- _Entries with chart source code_
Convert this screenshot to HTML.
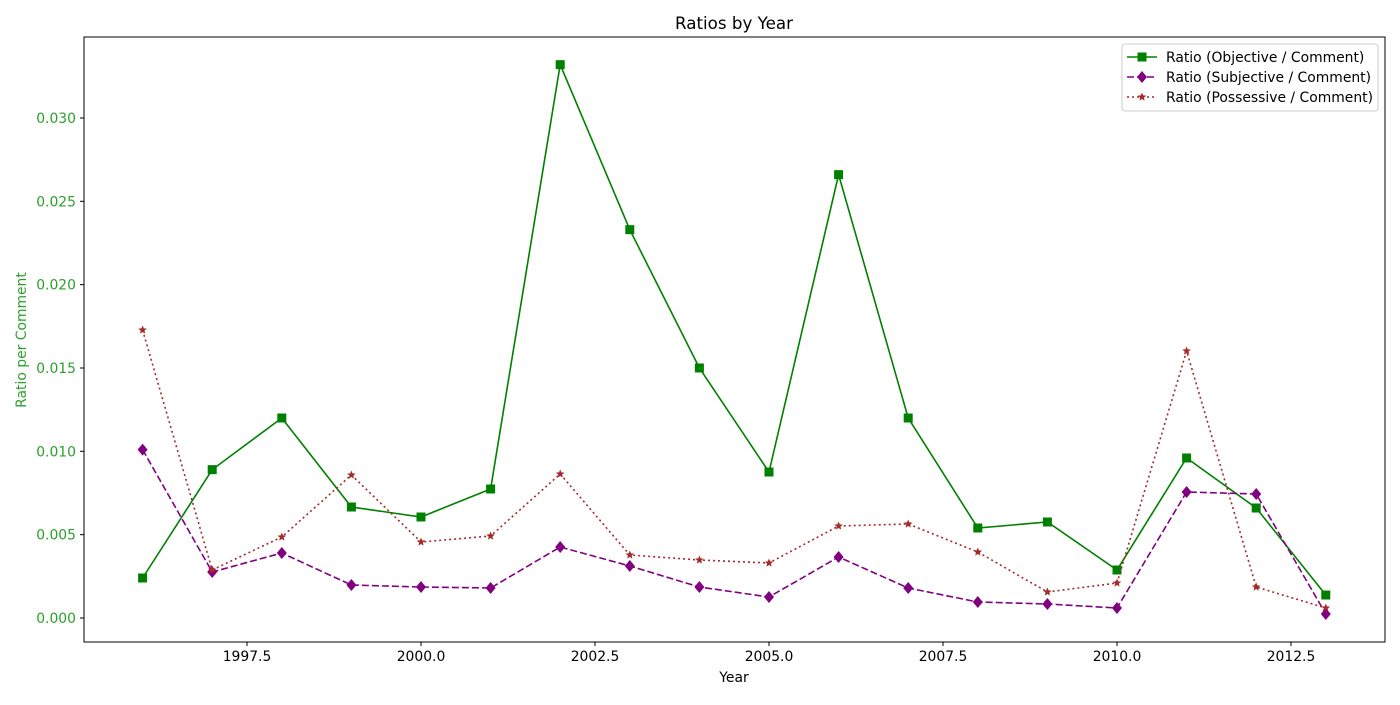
<!DOCTYPE html>
<html><head><meta charset="utf-8"><style>
body{margin:0;background:#fff;font-family:"Liberation Sans","DejaVu Sans",sans-serif}
svg text{font-family:"DejaVu Sans","Liberation Sans",sans-serif}
</style></head><body>
<svg id="chart" width="1400" height="700" xmlns="http://www.w3.org/2000/svg"></svg>
<script>
const years=[1996,1997,1998,1999,2000,2001,2002,2003,2004,2005,2006,2007,2008,2009,2010,2011,2012,2013];
const objective=[0.0024,0.0089,0.0120,0.00666,0.00606,0.00774,0.0332,0.0233,0.0150,0.00876,0.0266,0.0120,0.0054,0.00576,0.00288,0.0096,0.0066,0.00138];
const subjective=[0.0101,0.00276,0.0039,0.00198,0.00186,0.0018,0.00426,0.00312,0.00186,0.00126,0.00366,0.0018,0.00096,0.00084,0.0006,0.00756,0.00744,0.00024];
const possessive=[0.01728,0.00288,0.00486,0.00858,0.00456,0.00492,0.00864,0.00378,0.00348,0.0033,0.00552,0.00564,0.00396,0.00156,0.0021,0.01602,0.00186,0.0006];
const xTicks=[1997.5,2000,2002.5,2005,2007.5,2010,2012.5];
const yTicks=[0,0.005,0.01,0.015,0.02,0.025,0.03];
const NS="http://www.w3.org/2000/svg";
const svg=document.getElementById('chart');
const L=84,R=1385,T=37,B=642;
const xs=v=>142.6+(v-1996)*69.6;
const ys=v=>618-v*16667;
function mk(tag,attrs,parent){const e=document.createElementNS(NS,tag);for(const k in attrs)e.setAttribute(k,attrs[k]);(parent||svg).appendChild(e);return e;}
const frame=mk('rect',{x:L,y:T,width:R-L,height:B-T,fill:'none',stroke:'#000','stroke-width':1});


xTicks.forEach(t=>{const x=xs(t);
 const l=mk('line',{x1:x,x2:x,y1:B,y2:B+4,stroke:'#000'});
 
 
 const tx=mk('text',{x:x,y:B+19,'text-anchor':'middle','font-size':13.9,fill:'#000'});tx.textContent=t.toFixed(1);
 
 });
yTicks.forEach(t=>{const y=ys(t);
 const l=mk('line',{x1:L-4,x2:L,y1:y,y2:y,stroke:'#000'});
 
 
 const tx=mk('text',{x:L-8,y:y+5,'text-anchor':'end','font-size':13.9,fill:'#2ca02c'});tx.textContent=t.toFixed(3);
 
 });
const ti=mk('text',{x:734,y:29,'text-anchor':'middle','font-size':16.7,fill:'#000'});ti.textContent='Ratios by Year';


const xl=mk('text',{x:734,y:682,'text-anchor':'middle','font-size':13.9,fill:'#000'});xl.textContent='Year';


const yl=mk('text',{x:0,y:0,'text-anchor':'middle','font-size':13.9,fill:'#2ca02c',transform:'translate(26,340) rotate(-90)'});yl.textContent='Ratio per Comment';


function marker(type,x,y,c,g){
 if(type==='s')return mk('rect',{x:x-4.5,y:y-4.5,width:9,height:9,fill:c},g);
 if(type==='d')return mk('polygon',{points:`${x},${y-6} ${x+5},${y} ${x},${y+6} ${x-5},${y}`,fill:c},g);
 let p=[];for(let i=0;i<10;i++){const r=i%2?2:4.5,a=-Math.PI/2+i*Math.PI/5;p.push((x+r*Math.cos(a)).toFixed(1)+','+(y+r*Math.sin(a)).toFixed(1));}
 return mk('polygon',{points:p.join(' '),fill:c},g);
}
const series=[[objective,'#008000','','s','objective-series'],[subjective,'#800080','7,3','d','subjective-series'],[possessive,'#a52a2a','2,3','*','possessive-series']];
series.forEach(([d,c,dash,m,name])=>{
 const g=mk('g',{});
 
 
 const pl=mk('polyline',{points:d.map((v,i)=>xs(years[i])+','+ys(v)).join(' '),fill:'none',stroke:c,'stroke-width':1.6,'stroke-dasharray':dash},g);
 
 
 d.forEach((v,i)=>{const mm=marker(m,xs(years[i]),ys(v),c,g);
  
  });
});
const lg=mk('g',{});


mk('rect',{x:1122,y:44,width:256,height:67,rx:3,fill:'#fff',stroke:'#ccc'},lg);
const labels=['Ratio (Objective / Comment)','Ratio (Subjective / Comment)','Ratio (Possessive / Comment)'];
series.forEach(([d,c,dash,m],i)=>{const y=57+i*20;
 const e=mk('g',{},lg);
 
 
 mk('line',{x1:1127,x2:1157,y1:y,y2:y,stroke:c,'stroke-width':1.6,'stroke-dasharray':dash},e);
 marker(m,1142,y,c,e);
 const t=mk('text',{x:1166,y:y+5,'font-size':13.9,fill:'#000'},e);t.textContent=labels[i];});
</script>
</body></html>
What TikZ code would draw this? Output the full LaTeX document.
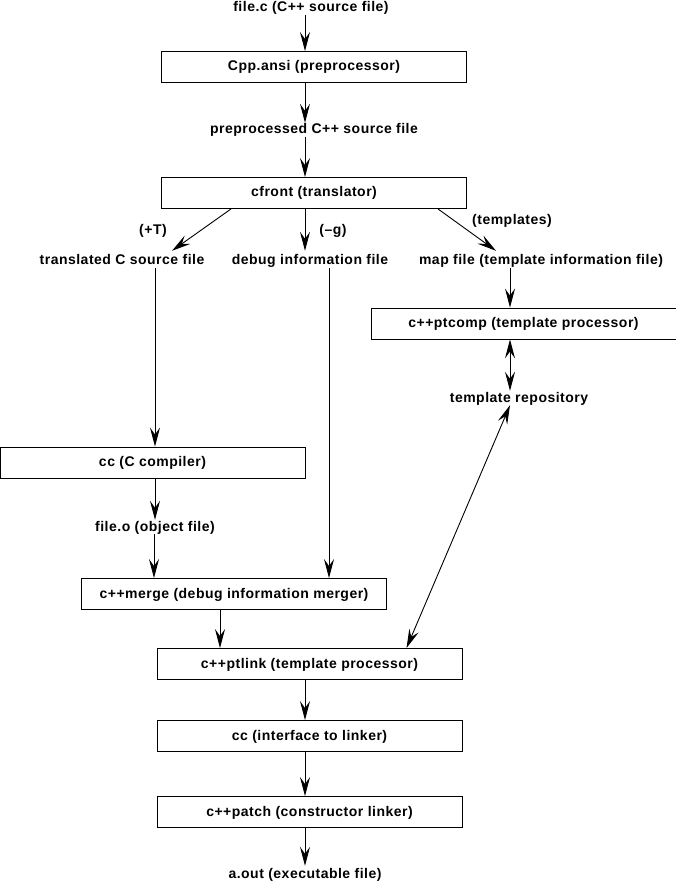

- _Task requirements_
From start to finish, output the listing exactly, but omit its pictures.

- _Expected answer_
Convert this screenshot to HTML.
<!DOCTYPE html>
<html><head><meta charset="utf-8"><style>
body{margin:0;background:#fff;font-family:"Liberation Sans","DejaVu Sans",sans-serif}
svg text{font-family:"DejaVu Sans","Liberation Sans",sans-serif}
</style></head><body>
<svg id="chart" width="1400" height="700" xmlns="http://www.w3.org/2000/svg"></svg>
<script>
const years=[1996,1997,1998,1999,2000,2001,2002,2003,2004,2005,2006,2007,2008,2009,2010,2011,2012,2013];
const objective=[0.0024,0.0089,0.0120,0.00666,0.00606,0.00774,0.0332,0.0233,0.0150,0.00876,0.0266,0.0120,0.0054,0.00576,0.00288,0.0096,0.0066,0.00138];
const subjective=[0.0101,0.00276,0.0039,0.00198,0.00186,0.0018,0.00426,0.00312,0.00186,0.00126,0.00366,0.0018,0.00096,0.00084,0.0006,0.00756,0.00744,0.00024];
const possessive=[0.01728,0.00288,0.00486,0.00858,0.00456,0.00492,0.00864,0.00378,0.00348,0.0033,0.00552,0.00564,0.00396,0.00156,0.0021,0.01602,0.00186,0.0006];
const xTicks=[1997.5,2000,2002.5,2005,2007.5,2010,2012.5];
const yTicks=[0,0.005,0.01,0.015,0.02,0.025,0.03];
const NS="http://www.w3.org/2000/svg";
const svg=document.getElementById('chart');
const L=84,R=1385,T=37,B=642;
const xs=v=>142.6+(v-1996)*69.6;
const ys=v=>618-v*16667;
function mk(tag,attrs,parent){const e=document.createElementNS(NS,tag);for(const k in attrs)e.setAttribute(k,attrs[k]);(parent||svg).appendChild(e);return e;}
const frame=mk('rect',{x:L,y:T,width:R-L,height:B-T,fill:'none',stroke:'#000','stroke-width':1});


xTicks.forEach(t=>{const x=xs(t);
 const l=mk('line',{x1:x,x2:x,y1:B,y2:B+4,stroke:'#000'});
 
 
 const tx=mk('text',{x:x,y:B+19,'text-anchor':'middle','font-size':13.9,fill:'#000'});tx.textContent=t.toFixed(1);
 
 });
yTicks.forEach(t=>{const y=ys(t);
 const l=mk('line',{x1:L-4,x2:L,y1:y,y2:y,stroke:'#000'});
 
 
 const tx=mk('text',{x:L-8,y:y+5,'text-anchor':'end','font-size':13.9,fill:'#2ca02c'});tx.textContent=t.toFixed(3);
 
 });
const ti=mk('text',{x:734,y:29,'text-anchor':'middle','font-size':16.7,fill:'#000'});ti.textContent='Ratios by Year';


const xl=mk('text',{x:734,y:682,'text-anchor':'middle','font-size':13.9,fill:'#000'});xl.textContent='Year';


const yl=mk('text',{x:0,y:0,'text-anchor':'middle','font-size':13.9,fill:'#2ca02c',transform:'translate(26,340) rotate(-90)'});yl.textContent='Ratio per Comment';


function marker(type,x,y,c,g){
 if(type==='s')return mk('rect',{x:x-4.5,y:y-4.5,width:9,height:9,fill:c},g);
 if(type==='d')return mk('polygon',{points:`${x},${y-6} ${x+5},${y} ${x},${y+6} ${x-5},${y}`,fill:c},g);
 let p=[];for(let i=0;i<10;i++){const r=i%2?2:4.5,a=-Math.PI/2+i*Math.PI/5;p.push((x+r*Math.cos(a)).toFixed(1)+','+(y+r*Math.sin(a)).toFixed(1));}
 return mk('polygon',{points:p.join(' '),fill:c},g);
}
const series=[[objective,'#008000','','s','objective-series'],[subjective,'#800080','7,3','d','subjective-series'],[possessive,'#a52a2a','2,3','*','possessive-series']];
series.forEach(([d,c,dash,m,name])=>{
 const g=mk('g',{});
 
 
 const pl=mk('polyline',{points:d.map((v,i)=>xs(years[i])+','+ys(v)).join(' '),fill:'none',stroke:c,'stroke-width':1.6,'stroke-dasharray':dash},g);
 
 
 d.forEach((v,i)=>{const mm=marker(m,xs(years[i]),ys(v),c,g);
  
  });
});
const lg=mk('g',{});


mk('rect',{x:1122,y:44,width:256,height:67,rx:3,fill:'#fff',stroke:'#ccc'},lg);
const labels=['Ratio (Objective / Comment)','Ratio (Subjective / Comment)','Ratio (Possessive / Comment)'];
series.forEach(([d,c,dash,m],i)=>{const y=57+i*20;
 const e=mk('g',{},lg);
 
 
 mk('line',{x1:1127,x2:1157,y1:y,y2:y,stroke:c,'stroke-width':1.6,'stroke-dasharray':dash},e);
 marker(m,1142,y,c,e);
 const t=mk('text',{x:1166,y:y+5,'font-size':13.9,fill:'#000'},e);t.textContent=labels[i];});
</script>
</body></html>
What TikZ code would draw this? Output the full LaTeX document.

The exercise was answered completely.